**Your task**
Transcribe the material word for word, but without the images.

**Data provided**
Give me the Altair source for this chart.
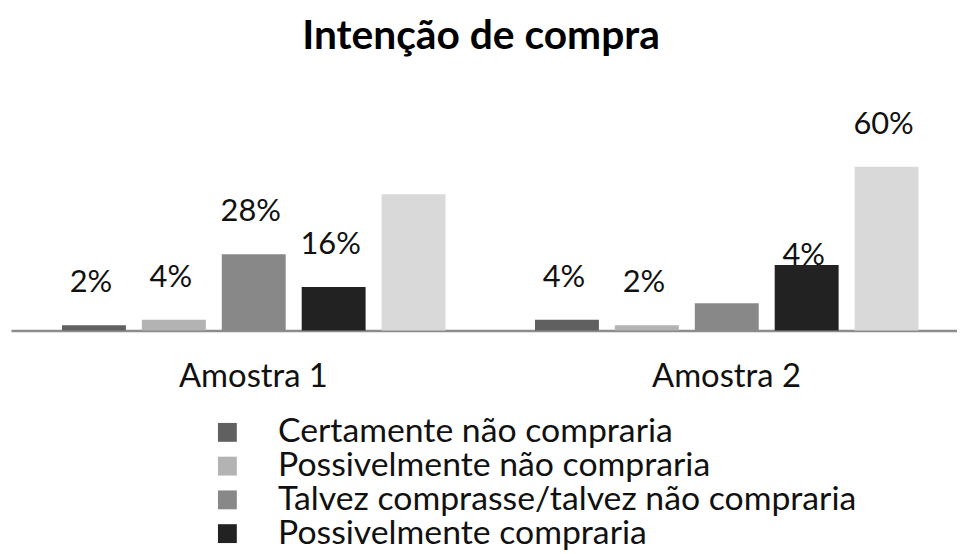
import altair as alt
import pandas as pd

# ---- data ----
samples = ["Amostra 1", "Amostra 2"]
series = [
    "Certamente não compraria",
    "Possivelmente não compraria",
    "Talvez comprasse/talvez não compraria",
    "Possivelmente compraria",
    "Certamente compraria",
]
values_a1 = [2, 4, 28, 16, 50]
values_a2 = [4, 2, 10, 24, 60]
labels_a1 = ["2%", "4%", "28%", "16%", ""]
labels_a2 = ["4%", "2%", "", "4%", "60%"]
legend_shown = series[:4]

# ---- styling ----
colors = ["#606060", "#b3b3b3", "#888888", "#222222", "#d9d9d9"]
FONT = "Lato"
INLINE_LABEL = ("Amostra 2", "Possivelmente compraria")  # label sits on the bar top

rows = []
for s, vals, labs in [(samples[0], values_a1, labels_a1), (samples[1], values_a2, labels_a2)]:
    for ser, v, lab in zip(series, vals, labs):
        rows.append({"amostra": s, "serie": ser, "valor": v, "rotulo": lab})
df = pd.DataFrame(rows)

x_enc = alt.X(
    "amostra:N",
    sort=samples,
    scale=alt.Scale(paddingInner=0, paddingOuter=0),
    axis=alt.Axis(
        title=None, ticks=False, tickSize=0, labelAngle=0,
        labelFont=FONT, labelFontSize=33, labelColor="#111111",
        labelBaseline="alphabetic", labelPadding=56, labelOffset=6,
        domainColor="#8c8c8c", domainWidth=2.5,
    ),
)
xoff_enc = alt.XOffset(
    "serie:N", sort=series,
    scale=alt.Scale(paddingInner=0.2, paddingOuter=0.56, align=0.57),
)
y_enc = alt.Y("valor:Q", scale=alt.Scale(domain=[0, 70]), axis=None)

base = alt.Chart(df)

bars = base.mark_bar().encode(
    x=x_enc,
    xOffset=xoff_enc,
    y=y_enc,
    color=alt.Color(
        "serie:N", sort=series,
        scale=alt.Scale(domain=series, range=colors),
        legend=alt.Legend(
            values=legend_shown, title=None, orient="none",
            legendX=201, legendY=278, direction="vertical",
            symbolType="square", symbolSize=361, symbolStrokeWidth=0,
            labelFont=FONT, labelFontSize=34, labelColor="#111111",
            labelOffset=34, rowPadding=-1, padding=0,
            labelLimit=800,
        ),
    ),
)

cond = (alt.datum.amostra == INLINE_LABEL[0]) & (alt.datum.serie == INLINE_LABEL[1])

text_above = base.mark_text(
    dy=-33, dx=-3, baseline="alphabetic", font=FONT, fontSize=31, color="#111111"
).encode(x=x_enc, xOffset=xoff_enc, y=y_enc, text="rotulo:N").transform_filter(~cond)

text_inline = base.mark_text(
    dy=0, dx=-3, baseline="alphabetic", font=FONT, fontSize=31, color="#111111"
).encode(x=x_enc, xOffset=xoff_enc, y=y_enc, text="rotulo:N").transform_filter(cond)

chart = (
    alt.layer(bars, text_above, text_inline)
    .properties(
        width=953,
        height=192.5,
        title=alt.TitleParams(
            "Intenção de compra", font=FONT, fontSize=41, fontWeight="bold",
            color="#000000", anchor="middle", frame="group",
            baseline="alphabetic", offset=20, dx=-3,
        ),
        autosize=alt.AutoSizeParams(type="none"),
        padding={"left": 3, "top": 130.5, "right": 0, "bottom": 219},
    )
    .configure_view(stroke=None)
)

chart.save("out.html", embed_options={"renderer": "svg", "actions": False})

**Output**
Give me the Altair source for this chart.
import altair as alt
import pandas as pd

# ---- data ----
samples = ["Amostra 1", "Amostra 2"]
series = [
    "Certamente não compraria",
    "Possivelmente não compraria",
    "Talvez comprasse/talvez não compraria",
    "Possivelmente compraria",
    "Certamente compraria",
]
values_a1 = [2, 4, 28, 16, 50]
values_a2 = [4, 2, 10, 24, 60]
labels_a1 = ["2%", "4%", "28%", "16%", ""]
labels_a2 = ["4%", "2%", "", "4%", "60%"]
legend_shown = series[:4]

# ---- styling ----
colors = ["#606060", "#b3b3b3", "#888888", "#222222", "#d9d9d9"]
FONT = "Lato"
INLINE_LABEL = ("Amostra 2", "Possivelmente compraria")  # label sits on the bar top

rows = []
for s, vals, labs in [(samples[0], values_a1, labels_a1), (samples[1], values_a2, labels_a2)]:
    for ser, v, lab in zip(series, vals, labs):
        rows.append({"amostra": s, "serie": ser, "valor": v, "rotulo": lab})
df = pd.DataFrame(rows)

x_enc = alt.X(
    "amostra:N",
    sort=samples,
    scale=alt.Scale(paddingInner=0, paddingOuter=0),
    axis=alt.Axis(
        title=None, ticks=False, tickSize=0, labelAngle=0,
        labelFont=FONT, labelFontSize=33, labelColor="#111111",
        labelBaseline="alphabetic", labelPadding=56, labelOffset=6,
        domainColor="#8c8c8c", domainWidth=2.5,
    ),
)
xoff_enc = alt.XOffset(
    "serie:N", sort=series,
    scale=alt.Scale(paddingInner=0.2, paddingOuter=0.56, align=0.57),
)
y_enc = alt.Y("valor:Q", scale=alt.Scale(domain=[0, 70]), axis=None)

base = alt.Chart(df)

bars = base.mark_bar().encode(
    x=x_enc,
    xOffset=xoff_enc,
    y=y_enc,
    color=alt.Color(
        "serie:N", sort=series,
        scale=alt.Scale(domain=series, range=colors),
        legend=alt.Legend(
            values=legend_shown, title=None, orient="none",
            legendX=201, legendY=278, direction="vertical",
            symbolType="square", symbolSize=361, symbolStrokeWidth=0,
            labelFont=FONT, labelFontSize=34, labelColor="#111111",
            labelOffset=34, rowPadding=-1, padding=0,
            labelLimit=800,
        ),
    ),
)

cond = (alt.datum.amostra == INLINE_LABEL[0]) & (alt.datum.serie == INLINE_LABEL[1])

text_above = base.mark_text(
    dy=-33, dx=-3, baseline="alphabetic", font=FONT, fontSize=31, color="#111111"
).encode(x=x_enc, xOffset=xoff_enc, y=y_enc, text="rotulo:N").transform_filter(~cond)

text_inline = base.mark_text(
    dy=0, dx=-3, baseline="alphabetic", font=FONT, fontSize=31, color="#111111"
).encode(x=x_enc, xOffset=xoff_enc, y=y_enc, text="rotulo:N").transform_filter(cond)

chart = (
    alt.layer(bars, text_above, text_inline)
    .properties(
        width=953,
        height=192.5,
        title=alt.TitleParams(
            "Intenção de compra", font=FONT, fontSize=41, fontWeight="bold",
            color="#000000", anchor="middle", frame="group",
            baseline="alphabetic", offset=20, dx=-3,
        ),
        autosize=alt.AutoSizeParams(type="none"),
        padding={"left": 3, "top": 130.5, "right": 0, "bottom": 219},
    )
    .configure_view(stroke=None)
)

chart.save("out.html", embed_options={"renderer": "svg", "actions": False})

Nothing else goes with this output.